YSL was, according to his business partner and lover Pierre Bergé, a manic-depressive, alcoholic drug user. He was also fiercely intelligent, deeply charming, and one of the first prominent European fashion designers to promote women of colour as supermodels – championing as his muses women including Iman, Rebecca Ayoko and Katoucha Niane.
More than half a century after he started his fashion career, YSL’s iconic designs are still echoed on catwalks and in shops around the world. So if you fancy paying homage to the great man himself this week, look no further: we’ve picked the best YSL-inspired fashion to buy right now.
Art as fashion
St Laurent was a keen collector of modern and contemporary paintings, and one of his most successful collections was the one he sent down the runway in 1965: bold, striking, simple shift dresses inspired by modernist and abstract painters such as Pierre Mondrian, Serge Poliakoff and Kazimir Malevich.
Today, this fusion of art and fashion still resonates – and the original 1965 dresses, fittingly, hang in museums.
From left to right: black dress with multicolour spot print, £285, Paul Smith; stripe pinny dress, £55, Warehouse; asymmetric metro print dress, £85, Topshop Boutique; black and white dress, £110, Hobbs; patchwork denim mini dress, £295, Victoria Victoria Beckham.
Tuxedos
Second-wave feminism was in full swing when St Laurent unveiled what would be the most defining collection of his career, in August 1966 – yet it was still frowned upon for women to wear trousers as eveningwear. With the first incarnation of his iconic ‘Le Smoking’ tuxedo for women, YSL turned traditional ideas of femininity, power, and elegance on their head.
St Laurent himself attributed the tuxedo’s enduring appeal to the fact that it captured a mood, rather than a fashion. “For a woman, le smoking is an indispensable garment with which she finds herself continually in fashion, because it is about style, not fashion,” he said. “Fashions come and go, but style is forever.”
Clockwise from bottom left: patterned tailored trousers, £120, Reiss; double-breasted stretch-wool blazer, £295, Michael Michael Kors; coral slim tailored crepe jacket, £42, and ankle grazer cigarette trousers, £28, ASOS; printed soft tailored blazer, £59, Topshop; wide-leg fluid trousers, £119, Hobbs.
Safari
With his iconic 1968 Saharienne collection, YSL hit the sweet spot between functional and sexy: think a sun-kissed women in khaki cotton, with a rifle slung over her shoulder. Technically a tunic, his first safari jacket was just long enough for women to wear as a dress if they wanted (and they did).
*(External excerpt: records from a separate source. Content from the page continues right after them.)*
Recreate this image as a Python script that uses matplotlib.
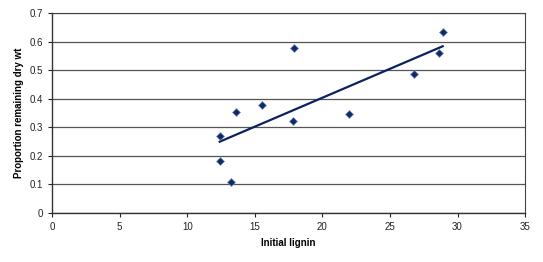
import numpy as np
import matplotlib
matplotlib.use('Agg')
import matplotlib.pyplot as plt

# initial lignin vs proportion remaining dry wt
lignin = [12.4, 12.4, 13.25, 13.6, 15.5, 17.9, 17.8, 22.0, 26.75, 28.6, 28.9]
remaining = [0.270, 0.182, 0.108, 0.353, 0.378, 0.578, 0.322, 0.347, 0.487, 0.560, 0.634]

x_ticks = [0, 5, 10, 15, 20, 25, 30, 35]
y_ticks = [0, 0.1, 0.2, 0.3, 0.4, 0.5, 0.6, 0.7]

plt.rcParams['font.family'] = ['Liberation Sans', 'DejaVu Sans']

fig = plt.figure(figsize=(5.43, 2.62), dpi=100)
ax = fig.add_axes([0.096, 0.187, 0.871, 0.763])

# linear trendline
slope, icept = np.polyfit(lignin, remaining, 1)
xs = np.array([min(lignin), max(lignin)])
ax.plot(xs, slope * xs + icept, color='#0d2160', lw=1.6, zorder=3)

ax.scatter(lignin, remaining, marker='D', s=16, color='#0f2a66',
           edgecolors='#6f86b8', linewidths=0.5, zorder=4)

ax.set_xlim(0, 35)
ax.set_ylim(0, 0.7)
ax.set_xticks(x_ticks)
ax.set_yticks(y_ticks)
ax.set_xticklabels([str(t) for t in x_ticks])
ax.set_yticklabels(['0'] + [f'{t:.1f}' for t in y_ticks[1:]])
ax.tick_params(labelsize=7, length=3, width=0.8, direction='out', colors='#222222')
ax.yaxis.grid(True, color='#555555', lw=0.9)
ax.set_axisbelow(True)
for s in ['top', 'right']:
    ax.spines[s].set_color('#444444')
    ax.spines[s].set_linewidth(0.8)
for s in ['left', 'bottom']:
    ax.spines[s].set_color('#333333')
    ax.spines[s].set_linewidth(1.0)

ax.set_xlabel('Initial lignin', fontsize=7, fontweight='bold', labelpad=4)
ax.set_ylabel('Proportion remaining dry wt', fontsize=7, fontweight='bold', labelpad=4)

fig.savefig('out.png', dpi=100)
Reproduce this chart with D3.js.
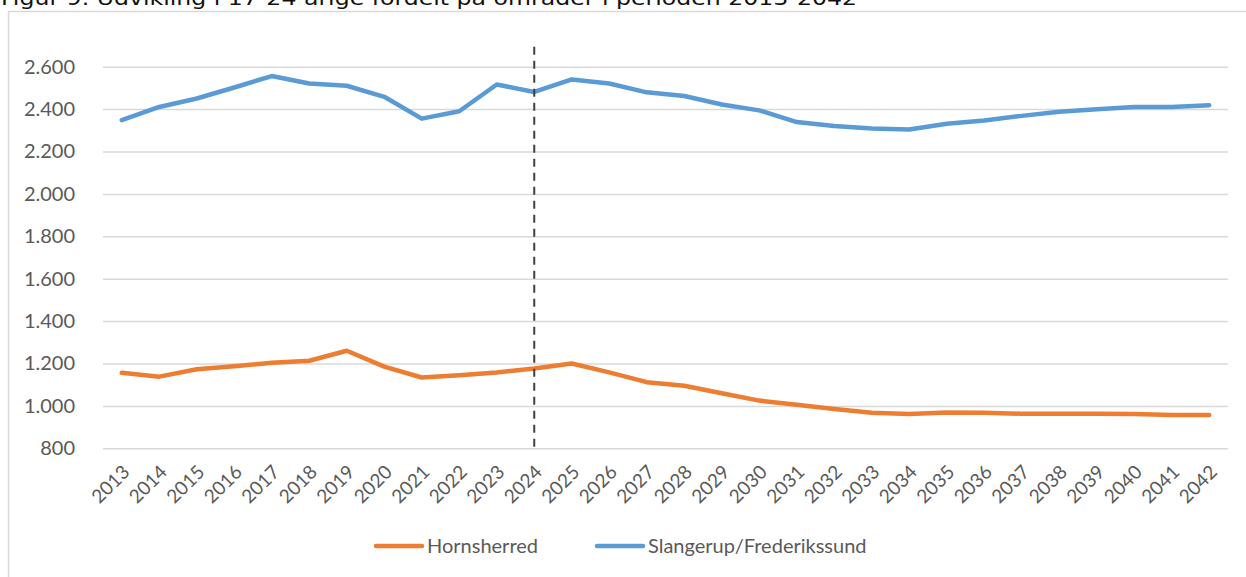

Safari style has echoes today in ready-for-anything normcore dressing – as well as, conversely, the neutral-on-neutral colour palette favoured by the Kardashians et al.
Clockwise from left: khaki broken-in boyfriend chinos, £89.50, J Crew; oversized khaki shirt, £69, COS; belted shirt dress, £29.99, Mango; cotton jacket, £298, Frame; cotton trousers with buckle, £39.99, Zara.